_Short task_
Write out the entire listing below exactly as it appears, minus any pictures.
>> start Information provided
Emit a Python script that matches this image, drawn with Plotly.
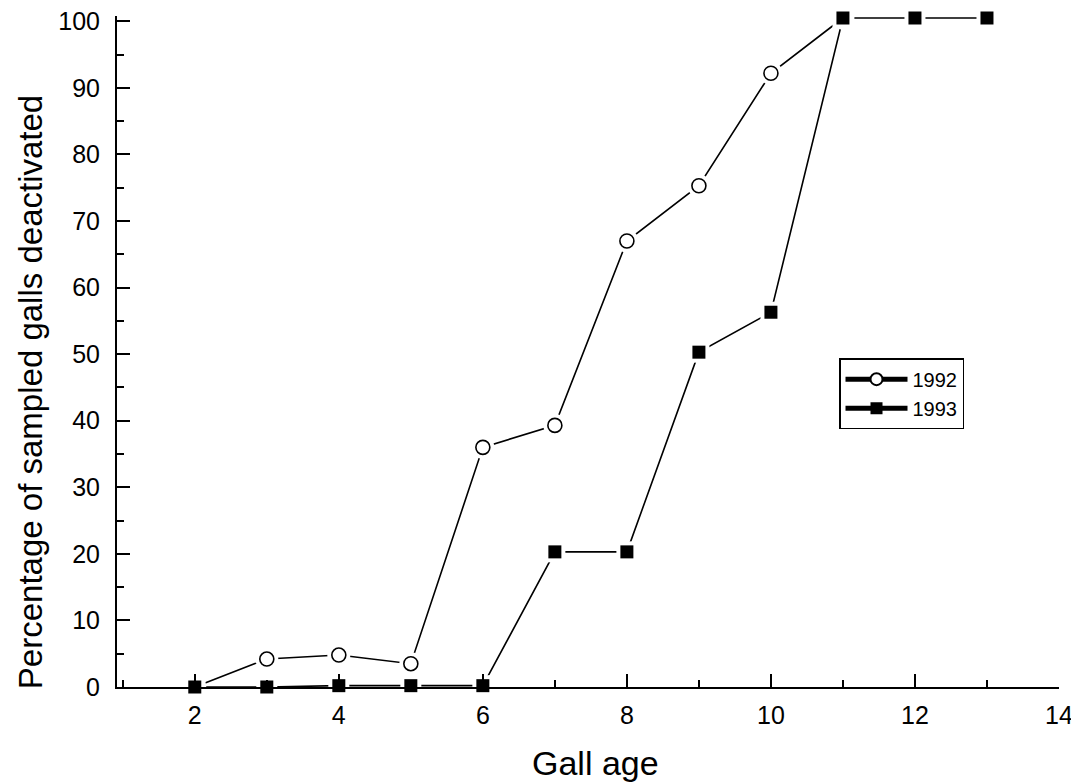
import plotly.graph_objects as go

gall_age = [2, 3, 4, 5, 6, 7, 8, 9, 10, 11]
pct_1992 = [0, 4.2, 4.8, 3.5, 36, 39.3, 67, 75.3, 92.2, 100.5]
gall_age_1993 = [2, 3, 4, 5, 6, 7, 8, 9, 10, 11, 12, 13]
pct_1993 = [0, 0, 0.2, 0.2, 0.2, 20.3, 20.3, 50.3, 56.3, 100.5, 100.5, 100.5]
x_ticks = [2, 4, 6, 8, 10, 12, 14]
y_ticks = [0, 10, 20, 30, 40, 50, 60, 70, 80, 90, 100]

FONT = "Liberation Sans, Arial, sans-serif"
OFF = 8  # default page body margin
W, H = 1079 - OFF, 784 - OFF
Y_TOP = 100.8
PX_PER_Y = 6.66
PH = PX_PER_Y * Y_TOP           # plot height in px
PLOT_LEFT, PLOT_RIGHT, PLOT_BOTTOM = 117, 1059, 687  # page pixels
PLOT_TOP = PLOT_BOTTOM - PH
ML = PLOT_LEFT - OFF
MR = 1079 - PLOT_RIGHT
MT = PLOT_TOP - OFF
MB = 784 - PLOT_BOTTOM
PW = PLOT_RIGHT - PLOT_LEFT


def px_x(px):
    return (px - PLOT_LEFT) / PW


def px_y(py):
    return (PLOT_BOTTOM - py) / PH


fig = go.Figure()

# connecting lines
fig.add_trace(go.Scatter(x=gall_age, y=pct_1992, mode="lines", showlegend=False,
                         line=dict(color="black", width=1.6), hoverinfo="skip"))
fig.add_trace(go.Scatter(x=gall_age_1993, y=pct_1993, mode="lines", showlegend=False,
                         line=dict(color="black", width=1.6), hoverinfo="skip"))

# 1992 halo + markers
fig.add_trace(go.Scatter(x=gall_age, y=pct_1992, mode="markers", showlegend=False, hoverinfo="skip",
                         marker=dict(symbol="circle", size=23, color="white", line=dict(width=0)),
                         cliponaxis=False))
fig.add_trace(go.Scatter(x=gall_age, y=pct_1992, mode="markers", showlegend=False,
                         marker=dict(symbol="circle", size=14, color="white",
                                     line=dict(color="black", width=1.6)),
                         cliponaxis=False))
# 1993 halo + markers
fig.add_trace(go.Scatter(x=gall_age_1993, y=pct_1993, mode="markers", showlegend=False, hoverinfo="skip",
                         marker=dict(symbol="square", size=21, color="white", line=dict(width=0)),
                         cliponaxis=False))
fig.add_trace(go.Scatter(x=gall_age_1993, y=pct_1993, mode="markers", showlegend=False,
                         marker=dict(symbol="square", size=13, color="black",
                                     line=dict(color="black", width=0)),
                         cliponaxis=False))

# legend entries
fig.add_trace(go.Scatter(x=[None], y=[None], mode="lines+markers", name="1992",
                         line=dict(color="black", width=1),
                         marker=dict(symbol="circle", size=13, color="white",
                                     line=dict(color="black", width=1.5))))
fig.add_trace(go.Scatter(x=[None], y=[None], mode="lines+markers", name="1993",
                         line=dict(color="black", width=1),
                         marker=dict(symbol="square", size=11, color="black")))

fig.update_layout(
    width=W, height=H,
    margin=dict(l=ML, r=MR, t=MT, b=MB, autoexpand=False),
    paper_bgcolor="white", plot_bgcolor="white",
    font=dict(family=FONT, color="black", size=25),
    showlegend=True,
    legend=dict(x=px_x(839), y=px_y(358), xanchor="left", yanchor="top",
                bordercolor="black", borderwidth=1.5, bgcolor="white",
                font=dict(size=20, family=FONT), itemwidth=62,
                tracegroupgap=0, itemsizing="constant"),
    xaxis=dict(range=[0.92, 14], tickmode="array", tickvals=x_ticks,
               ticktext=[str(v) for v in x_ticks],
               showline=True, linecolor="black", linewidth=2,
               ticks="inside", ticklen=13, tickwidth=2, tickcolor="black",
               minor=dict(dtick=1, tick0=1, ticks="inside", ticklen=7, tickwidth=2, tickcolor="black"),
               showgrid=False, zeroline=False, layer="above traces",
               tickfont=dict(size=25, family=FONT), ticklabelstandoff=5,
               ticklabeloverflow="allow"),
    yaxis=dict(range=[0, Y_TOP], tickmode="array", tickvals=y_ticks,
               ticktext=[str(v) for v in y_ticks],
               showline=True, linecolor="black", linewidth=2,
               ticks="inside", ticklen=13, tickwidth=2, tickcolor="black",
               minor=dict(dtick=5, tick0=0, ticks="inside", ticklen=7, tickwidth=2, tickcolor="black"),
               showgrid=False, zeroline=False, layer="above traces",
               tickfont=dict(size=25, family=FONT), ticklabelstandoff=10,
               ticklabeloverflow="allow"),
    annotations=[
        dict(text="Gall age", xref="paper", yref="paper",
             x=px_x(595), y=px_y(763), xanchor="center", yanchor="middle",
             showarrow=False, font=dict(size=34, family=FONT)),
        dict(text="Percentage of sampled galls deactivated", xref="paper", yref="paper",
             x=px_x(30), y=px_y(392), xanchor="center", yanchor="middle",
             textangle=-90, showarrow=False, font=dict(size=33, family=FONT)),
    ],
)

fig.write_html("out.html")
>> end Information provided
_Expected output_
Emit a Python script that matches this image, drawn with Plotly.
import plotly.graph_objects as go

gall_age = [2, 3, 4, 5, 6, 7, 8, 9, 10, 11]
pct_1992 = [0, 4.2, 4.8, 3.5, 36, 39.3, 67, 75.3, 92.2, 100.5]
gall_age_1993 = [2, 3, 4, 5, 6, 7, 8, 9, 10, 11, 12, 13]
pct_1993 = [0, 0, 0.2, 0.2, 0.2, 20.3, 20.3, 50.3, 56.3, 100.5, 100.5, 100.5]
x_ticks = [2, 4, 6, 8, 10, 12, 14]
y_ticks = [0, 10, 20, 30, 40, 50, 60, 70, 80, 90, 100]

FONT = "Liberation Sans, Arial, sans-serif"
OFF = 8  # default page body margin
W, H = 1079 - OFF, 784 - OFF
Y_TOP = 100.8
PX_PER_Y = 6.66
PH = PX_PER_Y * Y_TOP           # plot height in px
PLOT_LEFT, PLOT_RIGHT, PLOT_BOTTOM = 117, 1059, 687  # page pixels
PLOT_TOP = PLOT_BOTTOM - PH
ML = PLOT_LEFT - OFF
MR = 1079 - PLOT_RIGHT
MT = PLOT_TOP - OFF
MB = 784 - PLOT_BOTTOM
PW = PLOT_RIGHT - PLOT_LEFT


def px_x(px):
    return (px - PLOT_LEFT) / PW


def px_y(py):
    return (PLOT_BOTTOM - py) / PH


fig = go.Figure()

# connecting lines
fig.add_trace(go.Scatter(x=gall_age, y=pct_1992, mode="lines", showlegend=False,
                         line=dict(color="black", width=1.6), hoverinfo="skip"))
fig.add_trace(go.Scatter(x=gall_age_1993, y=pct_1993, mode="lines", showlegend=False,
                         line=dict(color="black", width=1.6), hoverinfo="skip"))

# 1992 halo + markers
fig.add_trace(go.Scatter(x=gall_age, y=pct_1992, mode="markers", showlegend=False, hoverinfo="skip",
                         marker=dict(symbol="circle", size=23, color="white", line=dict(width=0)),
                         cliponaxis=False))
fig.add_trace(go.Scatter(x=gall_age, y=pct_1992, mode="markers", showlegend=False,
                         marker=dict(symbol="circle", size=14, color="white",
                                     line=dict(color="black", width=1.6)),
                         cliponaxis=False))
# 1993 halo + markers
fig.add_trace(go.Scatter(x=gall_age_1993, y=pct_1993, mode="markers", showlegend=False, hoverinfo="skip",
                         marker=dict(symbol="square", size=21, color="white", line=dict(width=0)),
                         cliponaxis=False))
fig.add_trace(go.Scatter(x=gall_age_1993, y=pct_1993, mode="markers", showlegend=False,
                         marker=dict(symbol="square", size=13, color="black",
                                     line=dict(color="black", width=0)),
                         cliponaxis=False))

# legend entries
fig.add_trace(go.Scatter(x=[None], y=[None], mode="lines+markers", name="1992",
                         line=dict(color="black", width=1),
                         marker=dict(symbol="circle", size=13, color="white",
                                     line=dict(color="black", width=1.5))))
fig.add_trace(go.Scatter(x=[None], y=[None], mode="lines+markers", name="1993",
                         line=dict(color="black", width=1),
                         marker=dict(symbol="square", size=11, color="black")))

fig.update_layout(
    width=W, height=H,
    margin=dict(l=ML, r=MR, t=MT, b=MB, autoexpand=False),
    paper_bgcolor="white", plot_bgcolor="white",
    font=dict(family=FONT, color="black", size=25),
    showlegend=True,
    legend=dict(x=px_x(839), y=px_y(358), xanchor="left", yanchor="top",
                bordercolor="black", borderwidth=1.5, bgcolor="white",
                font=dict(size=20, family=FONT), itemwidth=62,
                tracegroupgap=0, itemsizing="constant"),
    xaxis=dict(range=[0.92, 14], tickmode="array", tickvals=x_ticks,
               ticktext=[str(v) for v in x_ticks],
               showline=True, linecolor="black", linewidth=2,
               ticks="inside", ticklen=13, tickwidth=2, tickcolor="black",
               minor=dict(dtick=1, tick0=1, ticks="inside", ticklen=7, tickwidth=2, tickcolor="black"),
               showgrid=False, zeroline=False, layer="above traces",
               tickfont=dict(size=25, family=FONT), ticklabelstandoff=5,
               ticklabeloverflow="allow"),
    yaxis=dict(range=[0, Y_TOP], tickmode="array", tickvals=y_ticks,
               ticktext=[str(v) for v in y_ticks],
               showline=True, linecolor="black", linewidth=2,
               ticks="inside", ticklen=13, tickwidth=2, tickcolor="black",
               minor=dict(dtick=5, tick0=0, ticks="inside", ticklen=7, tickwidth=2, tickcolor="black"),
               showgrid=False, zeroline=False, layer="above traces",
               tickfont=dict(size=25, family=FONT), ticklabelstandoff=10,
               ticklabeloverflow="allow"),
    annotations=[
        dict(text="Gall age", xref="paper", yref="paper",
             x=px_x(595), y=px_y(763), xanchor="center", yanchor="middle",
             showarrow=False, font=dict(size=34, family=FONT)),
        dict(text="Percentage of sampled galls deactivated", xref="paper", yref="paper",
             x=px_x(30), y=px_y(392), xanchor="center", yanchor="middle",
             textangle=-90, showarrow=False, font=dict(size=33, family=FONT)),
    ],
)

fig.write_html("out.html")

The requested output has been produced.